New experiences and visions of the world can bring comfort, encourage rejuvenation at life’s emotional crossroads.
Tammy Russo always loved to travel to far-flung places: Morocco, Bhutan, Indonesia. But after her father’s cancer diagnosis, the Chicagoan channeled her wanderlust to destinations they could enjoy together: Italy, Greece, Sedona, Ariz.
After her dad’s death in 2010, Russo spent the first anniversary of his passing on a vacation that honored both his generous spirit and her adventurous streak. She hooked up with travel company Roadmonkey (roadmonkey.net), which plans and leads “adventure philanthropy” expeditions, to trek across glaciers in Patagonia and help rebuild a decaying coin laundry in the inner city of Buenos Aires.
“It was about celebration, trying to establish a new normal that had elements of what the past was,” said Russo, 51.
Travel can be a powerful guide at an emotional crossroads, whether you’re grappling with a death, heartbreak, job loss or burnout.
The benefits of seeking succor after a loss are not just psychological. A recent study found that the risk of heart attack or stroke doubles in the 30 days after a person loses his or her partner and remains 25 percent higher among the bereaved a year later.
Connect with something bigger than self
What kind of trip will help you heal depends on who you are and what you’re going through.
If a stressful situation has you ruminating in an exhausting loop, taking a trip that is eventful and challenging, such as a volunteer or adventure vacation, can help clear those thought patterns so you can approach the problem from a different perspective, said Art Markman, a psychology professor at the University of Texas and author of “Smart Change” (Perigee Trade).
Such outward-looking, comfort-zone-busting trips give you an appreciation for novelty that is necessary for creative thinking, Markman said. When stuck in a rut or in need of inspiration, exposing yourself to awe-inspiring natural phenomena or to creative meccas like New York or London connects you with something bigger than yourself.
Karen Schaler, author of “Travel Therapy: Where Do You Need to Go?” (Seal) and creator and host of “Travel Therapy” TV segments, said volunteering at an orphanage in Malawi helped her reboot after quitting her 15-year career as a hard news TV reporter.
“It made me realize you don’t want to waste time,” she said.

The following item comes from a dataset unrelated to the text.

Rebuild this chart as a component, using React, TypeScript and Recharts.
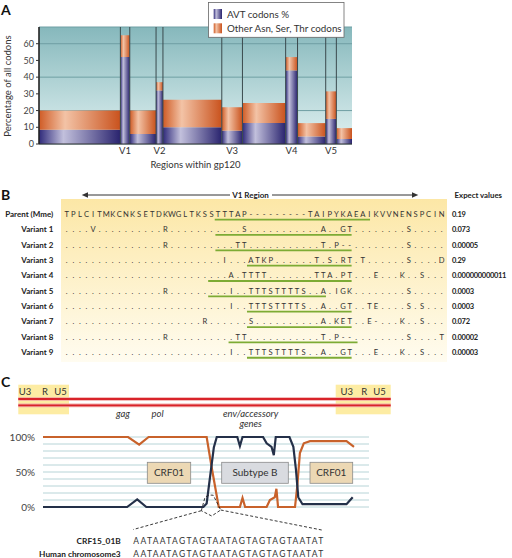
import React from "react";
import { ComposedChart, LineChart, Line, XAxis, YAxis, CartesianGrid, ReferenceArea, ReferenceLine } from "recharts";

const FONT = "Lato, 'Liberation Sans', sans-serif";

// Panel A: codon composition per gp120 region (x = codon position)
const regions = ["C1", "V1", "C2", "V2", "C2b", "V3", "C3", "V4", "C4", "V5", "C5"];
const regionEdges = [0, 130, 145, 187, 198, 292, 325, 394, 413, 458, 475, 500];
const avtPct = [8.5, 52, 6, 32, 10, 8, 12.5, 44, 4.5, 15, 3];
const otherPct = [11.5, 13, 14, 5, 16.5, 14, 12, 8, 8, 16.5, 6.5];
const yTicksA = [0, 10, 20, 30, 40, 50, 60];

// Panel B: V1 region alignment
const rowNames = ["Parent (Mme)", "Variant 1", "Variant 2", "Variant 3", "Variant 4", "Variant 5", "Variant 6", "Variant 7", "Variant 8", "Variant 9"];
const sequences = [
  "TPLCITMKCN" + "KSETDKWGLT" + "KSSTTTAP--" + "-------TAI" + "PYKAEAIKVV" + "NENSPCIN",
  "....V....." + ".....R...." + ".......S.." + ".........A" + "..GT......" + "..S.....",
  ".........." + ".....R...." + "......TT.." + ".........T" + ".P--......" + "..S.....",
  ".........." + ".........." + "....I...AT" + "KP......T." + "S.RT.T...." + "..S....D",
  ".........." + ".........." + ".....A.TTT" + "T.......TT" + "A.PT...E.." + ".K..S...",
  ".........." + ".....R...." + ".....I..TT" + "TSTTTTS..A" + ".IGK......" + "..S.....",
  ".........." + ".........." + ".....I..TT" + "TSTTTTS..A" + "..GT..TE.." + "..S.S...",
  ".........." + ".........." + ".R......S." + ".........A" + ".KET..E-.." + ".K..S...",
  ".........." + ".....R...." + "......TT.." + ".........T" + ".P--......" + "..S....T",
  ".........." + ".........." + ".....I..TT" + "TSTTTTS..A" + "..GT...E.." + ".K..S...",
];
const expectValues = ["0.19", "0.073", "0.00005", "0.29", "0.000000000011", "0.0003", "0.0003", "0.072", "0.00002", "0.00003"];
const underlineCols = [
  [22.5, 46.1], [22.6, 43.3], [22.6, 43.3], [27.4, 43.3], [21.5, 43.3],
  [21.5, 39.4], [27.4, 43.3], [27.4, 43.3], [24.6, 44.2], [27.4, 43.3],
];

// Panel C: bootscan similarity (x = genome position %, y = %)
const crf01Pos = [0, 26.1, 29.5, 32.4, 50.2, 51.8, 53.9, 60.4, 61.2, 62, 68.6, 69.6, 71.1, 71.6, 72.1, 77.3, 78, 78.8, 80, 81.9, 93.1, 95.4];
const crf01Pct = [100, 100, 89, 100, 100, 55, 0, 0, 13, 0, 0, 10, 14, 26, 0, 0, 30, 77, 91, 94, 94, 86];
const subBPos = [0, 25.8, 28.9, 31.7, 49.2, 50.2, 52.4, 53.3, 59.6, 60.4, 61.2, 67.5, 68.6, 70.1, 70.8, 71.4, 75.6, 76.8, 77.6, 78.3, 79.6, 93.1, 95];
const subBPct = [0, 0, 11, 0, 0, 5, 85, 100, 100, 87, 100, 100, 91, 86, 74, 100, 100, 86, 53, 14, 4, 4, 14];
const yTicksC = [0, 10, 20, 30, 40, 50, 60, 70, 80, 90, 100];
const seqCRF = "AATAATAGTAGTAATAGTAGTAGTAATAT";
const seqHuman = "AATAATAGTAGTAATAGTAGTAGTAATAT";

const segData = regions.map((r, i) => ({
  region: r,
  start: regionEdges[i],
  end: regionEdges[i + 1],
  mid: (regionEdges[i] + regionEdges[i + 1]) / 2,
  avt: avtPct[i],
  total: avtPct[i] + otherPct[i],
}));
const vSegs = segData.filter(d => d.region.startsWith("V"));
const vTicks = vSegs.map(d => d.mid);
const vLines = vSegs.flatMap(d => [d.start, d.end]);

const crf01Data = crf01Pos.map((p, i) => ({ pos: p, pct: crf01Pct[i] }));
const subBData = subBPos.map((p, i) => ({ pos: p, pct: subBPct[i] }));

const COL0 = 66.7;
const PITCH = 6.58;
const rowY = (i: number) => 214 + i * 15.35;

const BarGradients = () => (
  <defs>
    <linearGradient id="blueBar" x1="0" y1="0" x2="1" y2="0">
      <stop offset="0" stopColor="#2f2a7a" />
      <stop offset="0.3" stopColor="#c2c0dc" />
      <stop offset="1" stopColor="#29236e" />
    </linearGradient>
    <linearGradient id="orangeBar" x1="0" y1="0" x2="1" y2="0">
      <stop offset="0" stopColor="#cf5b25" />
      <stop offset="0.32" stopColor="#f3c3a6" />
      <stop offset="1" stopColor="#c9521d" />
    </linearGradient>
    <linearGradient id="bgA" x1="0" y1="0" x2="0" y2="1">
      <stop offset="0" stopColor="#86b8bc" />
      <stop offset="1" stopColor="#e0f1f1" />
    </linearGradient>
  </defs>
);

const Overlay = () => (
  <svg width={512} height={558} style={{ position: "absolute", left: 0, top: 0, pointerEvents: "none" }} fontFamily={FONT}>
    <BarGradients />
    <defs>
      <linearGradient id="yellowB" x1="0" y1="0" x2="0" y2="1">
        <stop offset="0" stopColor="#fce7a6" />
        <stop offset="1" stopColor="#fffcf0" />
      </linearGradient>
    </defs>
    {/* panel letters */}
    <text x={1} y={15} fontSize={14} fontWeight={700} fill="#111">A</text>
    <text x={1} y={200} fontSize={14} fontWeight={700} fill="#111">B</text>
    <text x={1} y={387} fontSize={14} fontWeight={700} fill="#111">C</text>

    {/* panel A labels and legend */}
    <text x={7} y={86} fontSize={9.5} fill="#333" textAnchor="middle" dominantBaseline="central" transform="rotate(-90 7 86)">Percentage of all codons</text>
    <text x={195.5} y={167.5} fontSize={9.5} fill="#333" textAnchor="middle">Regions within gp120</text>
    <rect x={208.5} y={2.5} width={135.5} height={34.8} fill="#fff" stroke="#666" strokeWidth={0.8} />
    <rect x={213.7} y={9} width={8.3} height={10} fill="url(#blueBar)" />
    <rect x={213.7} y={23.3} width={8.3} height={10} fill="url(#orangeBar)" />
    <text x={227} y={17.6} fontSize={9.8} fill="#333">AVT codons %</text>
    <text x={227} y={32} fontSize={9.8} fill="#333">Other Asn, Ser, Thr codons</text>

    {/* panel B */}
    <line x1={86} y1={195} x2={230} y2={195} stroke="#333" strokeWidth={1} />
    <line x1={272} y1={195} x2={414} y2={195} stroke="#333" strokeWidth={1} />
    <path d="M81.7 195 L88 192.3 L88 197.7 Z" fill="#333" />
    <path d="M418.3 195 L412 192.3 L412 197.7 Z" fill="#333" />
    <text x={250.5} y={198} fontSize={8} fontWeight={700} fill="#222" textAnchor="middle">V1 Region</text>
    <text x={502} y={198} fontSize={7.8} fontWeight={700} fill="#222" textAnchor="end">Expect values</text>
    <rect x={61} y={199} width={386} height={163} fill="url(#yellowB)" />
    {sequences.map((seq, r) => (
      <g key={r}>
        <text x={53.3} y={rowY(r) + 3} fontSize={8} fontWeight={700} fill="#222" textAnchor="end">{rowNames[r]}</text>
        {seq.split("").map((ch, c) => (
          <text key={c} x={COL0 + c * PITCH} y={rowY(r) + 3} fontSize={7.6} fill="#333" textAnchor="middle">{ch}</text>
        ))}
        <line x1={COL0 + underlineCols[r][0] * PITCH} x2={COL0 + underlineCols[r][1] * PITCH} y1={rowY(r) + 5.6} y2={rowY(r) + 5.6} stroke="#7dab34" strokeWidth={1.8} />
        <text x={452} y={rowY(r) + 3} fontSize={7.5} letterSpacing={-0.3} fontWeight={700} fill="#222">{expectValues[r]}</text>
      </g>
    ))}

    {/* panel C genome map */}
    <rect x={18.3} y={384.7} width={50.7} height={29.6} fill="#fdeca3" />
    <rect x={335.7} y={384.7} width={55} height={29.6} fill="#fdeca3" />
    <line x1={18.3} x2={390.7} y1={399} y2={399} stroke="#f2a7a5" strokeWidth={3.6} />
    <line x1={18.3} x2={390.7} y1={405.4} y2={405.4} stroke="#f2a7a5" strokeWidth={3.6} />
    <line x1={18.3} x2={390.7} y1={399} y2={399} stroke="#d8232a" strokeWidth={1.8} />
    <line x1={18.3} x2={390.7} y1={405.4} y2={405.4} stroke="#d8232a" strokeWidth={1.8} />
    {[["U3", 25], ["R", 45], ["U5", 60.5], ["U3", 346.7], ["R", 364.3], ["U5", 379.5]].map(([t, x], i) => (
      <text key={i} x={x as number} y={395} fontSize={9.5} fill="#333" textAnchor="middle">{t}</text>
    ))}
    <text x={123} y={417} fontSize={9.5} fontStyle="italic" fill="#333" textAnchor="middle">gag</text>
    <text x={157.5} y={417} fontSize={9.5} fontStyle="italic" fill="#333" textAnchor="middle">pol</text>
    <text x={250.7} y={417} fontSize={9.5} fontStyle="italic" fill="#333" textAnchor="middle">env/accessory</text>
    <text x={250.7} y={427} fontSize={9.5} fontStyle="italic" fill="#333" textAnchor="middle">genes</text>

    {/* region boxes */}
    <rect x={147.3} y={462.3} width={43.4} height={21} fill="#ecd8b4" stroke="#8a8a8a" strokeWidth={0.8} />
    <text x={169} y={476.3} fontSize={10} fill="#333" textAnchor="middle">CRF01</text>
    <rect x={221.7} y={462.3} width={66.6} height={21} fill="#d9dbe0" stroke="#8a8a8a" strokeWidth={0.8} />
    <text x={255} y={476.3} fontSize={10} fill="#333" textAnchor="middle">Subtype B</text>
    <rect x={310} y={462.3} width={42.7} height={21} fill="#ecd8b4" stroke="#8a8a8a" strokeWidth={0.8} />
    <text x={331.3} y={476.3} fontSize={10} fill="#333" textAnchor="middle">CRF01</text>

    {/* zoom-in to the breakpoint */}
    <g fill="none" stroke="#222" strokeWidth={0.9} strokeDasharray="3 2">
      <path d="M201.3 510.7 L205 497.3 Q209 494.5 213.3 495.3 L220.7 510 L211.7 516 Z" />
      <path d="M201.3 510.7 L133.3 529.5" />
      <path d="M220.7 510 L321.7 530" />
    </g>
    <text x={120.7} y={543.7} fontSize={8.3} fontWeight={700} fill="#222" textAnchor="end">CRF15_01B</text>
    <text x={120.7} y={557} fontSize={8.3} fontWeight={700} fill="#222" textAnchor="end">Human chromosome3</text>
    <text x={133.3} y={543.7} fontSize={8.5} fill="#333" textLength={190} lengthAdjust="spacing">{seqCRF}</text>
    <text x={133.3} y={557} fontSize={8.5} fill="#333" textLength={190} lengthAdjust="spacing">{seqHuman}</text>
  </svg>
);

export default function App() {
  return (
    <div style={{ position: "relative", width: 512, height: 558, background: "#fff", fontFamily: FONT }}>
      <style>{"body{margin:0}"}</style>
      <div style={{ position: "absolute", left: 0, top: 0 }}>
        <ComposedChart width={512} height={175} data={segData} margin={{ top: 27, right: 160, bottom: 0, left: 0 }}>
          <BarGradients />
          <CartesianGrid vertical={false} stroke="#6f9fa4" fill="url(#bgA)" fillOpacity={1} />
          <XAxis
            type="number"
            dataKey="mid"
            domain={[0, 500]}
            ticks={vTicks}
            tickFormatter={v => segData.find(d => d.mid === v)?.region ?? ""}
            tickSize={0}
            tickMargin={3}
            height={31}
            axisLine={{ stroke: "#333", strokeWidth: 1.2 }}
            tick={{ fill: "#333", fontSize: 9.5, fontFamily: FONT }}
          />
          <YAxis
            type="number"
            domain={[0, 70]}
            ticks={yTicksA}
            width={39}
            tickSize={3}
            tickMargin={2}
            axisLine={{ stroke: "#222", strokeWidth: 1.6 }}
            tickLine={{ stroke: "#333" }}
            tick={{ fill: "#444", fontSize: 9, fontFamily: FONT }}
          />
          {segData.map(d => (
            <ReferenceArea key={d.region + "-avt"} x1={d.start} x2={d.end} y1={0} y2={d.avt} fill="url(#blueBar)" fillOpacity={1} />
          ))}
          {segData.map(d => (
            <ReferenceArea key={d.region + "-oth"} x1={d.start} x2={d.end} y1={d.avt} y2={d.total} fill="url(#orangeBar)" fillOpacity={1} />
          ))}
          {vLines.map(x => (
            <ReferenceLine key={x} x={x} stroke="#3a4a4d" strokeWidth={1} />
          ))}
          <Line dataKey="total" stroke="none" dot={false} activeDot={false} isAnimationActive={false} />
        </ComposedChart>
      </div>
      <div style={{ position: "absolute", left: 0, top: 430 }}>
        <LineChart width={512} height={85} margin={{ top: 7, right: 143, bottom: 8, left: 0 }}>
          <CartesianGrid vertical={false} stroke="#b7d4d7" />
          <XAxis type="number" dataKey="pos" domain={[0, 100]} hide />
          <YAxis
            type="number"
            domain={[0, 100]}
            ticks={yTicksC}
            interval={0}
            tickFormatter={v => (v % 50 === 0 ? `${v}%` : "")}
            axisLine={false}
            tickLine={false}
            width={43}
            tickMargin={2}
            tick={{ fill: "#444", fontSize: 10, fontFamily: FONT }}
          />
          <Line data={crf01Data} dataKey="pct" type="linear" stroke="#c8622b" strokeWidth={2.2} dot={false} activeDot={false} isAnimationActive={false} />
          <Line data={subBData} dataKey="pct" type="linear" stroke="#243049" strokeWidth={2.2} dot={false} activeDot={false} isAnimationActive={false} />
        </LineChart>
      </div>
      <Overlay />
    </div>
  );
}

For Chelsea Gustafson, taking a Roadmonkey trip through Vietnam helped give her the confidence she needed to quit her job and break up with her boyfriend to pursue her travel dreams.
Gustafson, who said she had spent most of her life playing it safe, biked 300 miles in the central highlands and helped build a working farm to grow food for a boarding school. She said she felt that she got the most out of getting lost while wandering the village and conversing with locals despite the language barrier.
“It taught me that I was resourceful enough to figure it out and make decisions and take care of myself no matter what the circumstances,” said Gustafson, 30, who now is working on a doctorate in chemistry at the University of California at Santa Cruz.
Find a new internal equilibrium
People should keep in mind that exploring new territory often is unpleasant in the moment, when the menu is unintelligible or the bus stop can’t be found, but its value lies in the memories, Markman said.
“Being able to look back on a rich collection of experiences is what makes people fulfilled,” he said.